BEGIN INFORMATION PROVIDED

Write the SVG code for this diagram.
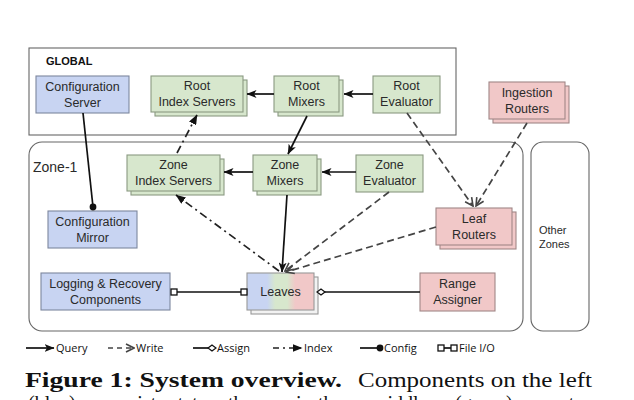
<svg xmlns="http://www.w3.org/2000/svg" width="634" height="400" viewBox="0 0 634 400">
<style>
.bg{fill:#ffffff}
.cont{fill:#ffffff;stroke:#666;stroke-width:1.1}
.blue{fill:#c8d4f2;stroke:#7d879e;stroke-width:1.1}
.green{fill:#d7e7cd;stroke:#8a9a82;stroke-width:1.1}
.red{fill:#f1c8c8;stroke:#a08787;stroke-width:1.1}
.lbl{font-family:"Liberation Sans",Arial,sans-serif;font-size:12.5px;fill:#2a2a2a;text-anchor:middle}
.small{font-family:"Liberation Sans",Arial,sans-serif;font-size:11px;fill:#2a2a2a}
.zone{font-family:"Liberation Sans",Arial,sans-serif;font-size:14px;fill:#2a2a2a}
.glob{font-family:"Liberation Sans",Arial,sans-serif;font-size:11px;font-weight:bold;fill:#111}
.leg{font-family:"Open Sans","DejaVu Sans",sans-serif;font-size:11px;fill:#111}
.cap{font-family:"Liberation Serif","Times New Roman",serif;font-size:20px;fill:#111}
.q{fill:none;stroke:#111;stroke-width:1.7}
.w{fill:none;stroke:#444;stroke-width:1.7;stroke-dasharray:7,4}
.ix{fill:none;stroke:#222;stroke-width:1.7;stroke-dasharray:8,4,2,4}
</style>
<defs>
<marker id="mq" viewBox="0 0 10 8" refX="9.5" refY="4" markerWidth="10" markerHeight="8" markerUnits="userSpaceOnUse" orient="auto">
<path d="M0,0 L10,4 L0,8 L2.5,4 z" fill="#111"/>
</marker>
<marker id="mw" viewBox="0 0 10 10" refX="9" refY="5" markerWidth="10" markerHeight="10" markerUnits="userSpaceOnUse" orient="auto">
<path d="M1,1 L9,5 L1,9" fill="none" stroke="#444" stroke-width="1.6"/>
</marker>
<marker id="mi" viewBox="0 0 10 8" refX="9.5" refY="4" markerWidth="10" markerHeight="8" markerUnits="userSpaceOnUse" orient="auto">
<path d="M0,0 L10,4 L0,8 z" fill="#111"/>
</marker>
<marker id="mc" viewBox="0 0 8 8" refX="4" refY="4" markerWidth="8" markerHeight="8" markerUnits="userSpaceOnUse">
<circle cx="4" cy="4" r="3.4" fill="#111"/>
</marker>
<marker id="mf" viewBox="0 0 8 8" refX="4" refY="4" markerWidth="8" markerHeight="8" markerUnits="userSpaceOnUse">
<rect x="1" y="1" width="6" height="6" fill="#fff" stroke="#111" stroke-width="1.3"/>
</marker>
<marker id="ma" viewBox="0 0 10 8" refX="5" refY="4" markerWidth="10" markerHeight="8" markerUnits="userSpaceOnUse" orient="auto">
<path d="M1,4 L5,1 L9,4 L5,7 z" fill="#fff" stroke="#111" stroke-width="1.3"/>
</marker>
<linearGradient id="gl" x1="0" y1="0" x2="1" y2="0">
<stop offset="0" stop-color="#c8d4f2"/>
<stop offset="0.3" stop-color="#c8d4f2"/>
<stop offset="0.42" stop-color="#d7e7cd"/>
<stop offset="0.6" stop-color="#d7e7cd"/>
<stop offset="0.72" stop-color="#f1c8c8"/>
<stop offset="1" stop-color="#f1c8c8"/>
</linearGradient>
</defs>
<rect class="bg" x="0" y="0" width="634" height="400"/>

<g id="global">
<rect class="cont" x="29" y="48" width="427" height="87"/>
<text class="glob" x="46" y="65">GLOBAL</text>
</g>
<g id="zone1">
<rect class="cont" x="29" y="142" width="494" height="189" rx="13"/>
<text class="zone" x="33" y="172">Zone-1</text>
</g>
<g id="other-zones">
<rect class="cont" x="531" y="142" width="58" height="189" rx="12"/>
<text class="small" x="539" y="234">Other</text>
<text class="small" x="539" y="248">Zones</text>
</g>

<g id="configuration-server">
<rect class="blue" x="36" y="76" width="93" height="37"/>
<text class="lbl" x="82.5" y="91">Configuration</text>
<text class="lbl" x="82.5" y="107">Server</text>
</g>
<g id="root-index-servers">
<rect class="green" x="155" y="80" width="92" height="36"/>
<rect class="green" x="151" y="76" width="92" height="36"/>
<text class="lbl" x="197" y="90">Root</text>
<text class="lbl" x="197" y="106">Index Servers</text>
</g>
<g id="root-mixers">
<rect class="green" x="278" y="80" width="65" height="36"/>
<rect class="green" x="274" y="76" width="65" height="36"/>
<text class="lbl" x="306.5" y="90">Root</text>
<text class="lbl" x="306.5" y="106">Mixers</text>
</g>
<g id="root-evaluator">
<rect class="green" x="373" y="76" width="67" height="37"/>
<text class="lbl" x="406.5" y="90">Root</text>
<text class="lbl" x="406.5" y="106">Evaluator</text>
</g>
<g id="ingestion-routers">
<rect class="red" x="493" y="86" width="76" height="37"/>
<rect class="red" x="489" y="82" width="76" height="37"/>
<text class="lbl" x="527" y="97">Ingestion</text>
<text class="lbl" x="527" y="113">Routers</text>
</g>
<g id="zone-index-servers">
<rect class="green" x="131" y="159" width="93" height="36"/>
<rect class="green" x="127" y="155" width="93" height="36"/>
<text class="lbl" x="173.5" y="169">Zone</text>
<text class="lbl" x="173.5" y="185">Index Servers</text>
</g>
<g id="zone-mixers">
<rect class="green" x="257" y="159" width="64" height="36"/>
<rect class="green" x="253" y="155" width="64" height="36"/>
<text class="lbl" x="285" y="169">Zone</text>
<text class="lbl" x="285" y="185">Mixers</text>
</g>
<g id="zone-evaluator">
<rect class="green" x="356" y="155" width="67" height="37"/>
<text class="lbl" x="389.5" y="169">Zone</text>
<text class="lbl" x="389.5" y="185">Evaluator</text>
</g>
<g id="configuration-mirror">
<rect class="blue" x="48" y="211" width="89" height="37"/>
<text class="lbl" x="92.5" y="226">Configuration</text>
<text class="lbl" x="92.5" y="242">Mirror</text>
</g>
<g id="leaf-routers">
<rect class="red" x="440" y="212" width="76" height="37"/>
<rect class="red" x="436" y="208" width="76" height="37"/>
<text class="lbl" x="474" y="223">Leaf</text>
<text class="lbl" x="474" y="239">Routers</text>
</g>
<g id="logging-recovery">
<rect class="blue" x="41" y="273" width="129" height="37"/>
<text class="lbl" x="105.5" y="288">Logging &amp; Recovery</text>
<text class="lbl" x="105.5" y="304">Components</text>
</g>
<g id="leaves">
<rect x="251" y="277" width="67" height="37" fill="#f2f2f2" stroke="#999" stroke-width="1.1"/>
<rect x="247" y="273" width="67" height="37" fill="url(#gl)" stroke="#999" stroke-width="1.1"/>
<text class="lbl" x="280.5" y="296">Leaves</text>
</g>
<g id="range-assigner">
<rect class="red" x="420" y="273" width="75" height="38"/>
<text class="lbl" x="457.5" y="288">Range</text>
<text class="lbl" x="457.5" y="304">Assigner</text>
</g>

<g id="connectors">
<line class="q" x1="373" y1="94" x2="344" y2="94" marker-end="url(#mq)"/>
<line class="q" x1="274" y1="94" x2="247" y2="94" marker-end="url(#mq)"/>
<line class="q" x1="307" y1="116" x2="288" y2="154" marker-end="url(#mq)"/>
<line class="q" x1="356" y1="172" x2="322" y2="172" marker-end="url(#mq)"/>
<line class="q" x1="253" y1="172" x2="224" y2="172" marker-end="url(#mq)"/>
<line class="q" x1="287" y1="195" x2="282" y2="272" marker-end="url(#mq)"/>
<line class="w" x1="389" y1="192" x2="285" y2="271" marker-end="url(#mw)"/>
<line class="w" x1="436" y1="227" x2="286" y2="272" marker-end="url(#mw)"/>
<line class="w" x1="407" y1="113" x2="473" y2="206" marker-end="url(#mw)"/>
<line class="w" x1="527" y1="123" x2="476" y2="206" marker-end="url(#mw)"/>
<line class="ix" x1="279" y1="271" x2="176" y2="195" marker-end="url(#mi)"/>
<line class="ix" x1="177" y1="153" x2="197" y2="115" marker-end="url(#mi)"/>
<line class="q" x1="83" y1="113" x2="93" y2="207" marker-end="url(#mc)"/>
<line class="q" x1="174" y1="292" x2="244" y2="292" marker-start="url(#mf)" marker-end="url(#mf)"/>
<line class="q" x1="420" y1="292" x2="321" y2="292" marker-end="url(#ma)"/>
</g>

<g id="legend">
<line class="q" x1="26" y1="348" x2="54" y2="348" marker-end="url(#mq)"/>
<text class="leg" x="56" y="352">Query</text>
<line class="w" x1="108" y1="348" x2="134" y2="348" style="stroke-dasharray:5,4" marker-end="url(#mw)"/>
<text class="leg" x="136" y="352">Write</text>
<line class="q" x1="193" y1="348" x2="212" y2="348" marker-end="url(#ma)"/>
<text class="leg" x="217" y="352">Assign</text>
<line class="ix" x1="273" y1="348" x2="302" y2="348" style="stroke-dasharray:6,4,2,4" marker-end="url(#mi)"/>
<text class="leg" x="304" y="352">Index</text>
<line class="q" x1="360" y1="348" x2="380" y2="348" marker-end="url(#mc)"/>
<text class="leg" x="384" y="352">Config</text>
<line class="q" x1="441" y1="348" x2="454" y2="348" marker-start="url(#mf)" marker-end="url(#mf)"/>
<text class="leg" x="459" y="352">File I/O</text>
</g>

<g id="caption">
<text class="cap" x="25" y="387"><tspan font-weight="bold" textLength="317" lengthAdjust="spacingAndGlyphs">Figure 1:  System overview.</tspan></text>
<text class="cap" x="358" y="387" textLength="234" lengthAdjust="spacingAndGlyphs">Components on the left</text>
<text class="cap" y="410"><tspan x="28">(blue)</tspan><tspan x="104">persist</tspan><tspan x="170">state;</tspan><tspan x="228">those</tspan><tspan x="296">in</tspan><tspan x="318">the</tspan><tspan x="372">middle</tspan><tspan x="455">(green)</tspan><tspan x="522">execute</tspan></text>
</g>
</svg>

END INFORMATION PROVIDED

TASK OBJECTIVE:
Identify the lines that hold the word "Write". Copy every one of them.

WORKED SOLUTION:
Write the SVG code for this diagram.
<text class="leg" x="136" y="352">Write</text>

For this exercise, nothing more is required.